- Recorded data
↓
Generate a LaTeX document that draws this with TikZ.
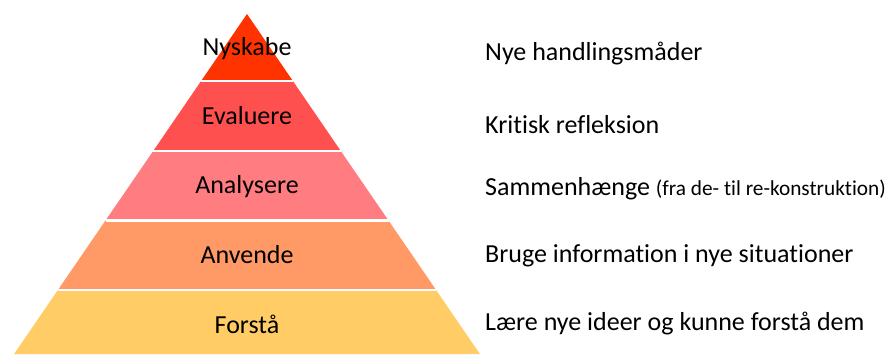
↑
↓
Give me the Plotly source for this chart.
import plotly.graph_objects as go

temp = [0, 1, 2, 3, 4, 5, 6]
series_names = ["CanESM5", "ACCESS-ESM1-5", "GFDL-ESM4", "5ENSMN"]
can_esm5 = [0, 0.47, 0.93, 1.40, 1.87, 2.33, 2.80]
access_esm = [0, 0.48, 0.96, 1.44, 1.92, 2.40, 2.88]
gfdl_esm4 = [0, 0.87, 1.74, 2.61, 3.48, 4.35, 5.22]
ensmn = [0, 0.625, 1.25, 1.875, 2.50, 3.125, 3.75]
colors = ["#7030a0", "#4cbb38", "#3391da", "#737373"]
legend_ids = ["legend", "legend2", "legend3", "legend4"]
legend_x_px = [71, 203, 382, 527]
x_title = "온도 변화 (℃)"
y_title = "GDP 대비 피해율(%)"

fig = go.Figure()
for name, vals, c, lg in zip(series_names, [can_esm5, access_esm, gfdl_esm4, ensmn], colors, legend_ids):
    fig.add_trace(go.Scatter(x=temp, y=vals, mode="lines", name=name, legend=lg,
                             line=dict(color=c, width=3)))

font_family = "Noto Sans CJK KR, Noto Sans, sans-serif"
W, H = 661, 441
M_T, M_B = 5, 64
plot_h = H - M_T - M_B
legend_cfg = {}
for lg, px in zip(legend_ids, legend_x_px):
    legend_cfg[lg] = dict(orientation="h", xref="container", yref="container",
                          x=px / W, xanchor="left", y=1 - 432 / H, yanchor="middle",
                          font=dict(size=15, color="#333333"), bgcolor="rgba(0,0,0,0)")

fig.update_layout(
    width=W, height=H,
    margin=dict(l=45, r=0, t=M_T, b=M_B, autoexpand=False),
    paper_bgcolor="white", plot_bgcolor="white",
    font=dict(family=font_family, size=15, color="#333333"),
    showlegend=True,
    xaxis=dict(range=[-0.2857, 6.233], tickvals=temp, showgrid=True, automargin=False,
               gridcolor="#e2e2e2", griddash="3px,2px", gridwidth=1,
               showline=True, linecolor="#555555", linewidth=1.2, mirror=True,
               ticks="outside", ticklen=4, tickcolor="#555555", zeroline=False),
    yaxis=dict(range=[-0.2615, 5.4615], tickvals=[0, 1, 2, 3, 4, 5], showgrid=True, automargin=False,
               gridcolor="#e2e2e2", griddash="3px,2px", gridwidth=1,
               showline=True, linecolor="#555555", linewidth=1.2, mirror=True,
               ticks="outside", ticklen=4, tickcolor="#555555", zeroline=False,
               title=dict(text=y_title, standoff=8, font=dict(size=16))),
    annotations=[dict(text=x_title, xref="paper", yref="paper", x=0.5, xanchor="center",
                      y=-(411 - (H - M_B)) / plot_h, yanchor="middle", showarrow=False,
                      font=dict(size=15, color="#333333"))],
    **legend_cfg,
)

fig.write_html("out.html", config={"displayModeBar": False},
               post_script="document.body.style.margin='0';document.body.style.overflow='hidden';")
↑
- Task to complete
Copy every line of the records above that contains "this".

- Worked answer
Generate a LaTeX document that draws this with TikZ.
Give me the Plotly source for this chart.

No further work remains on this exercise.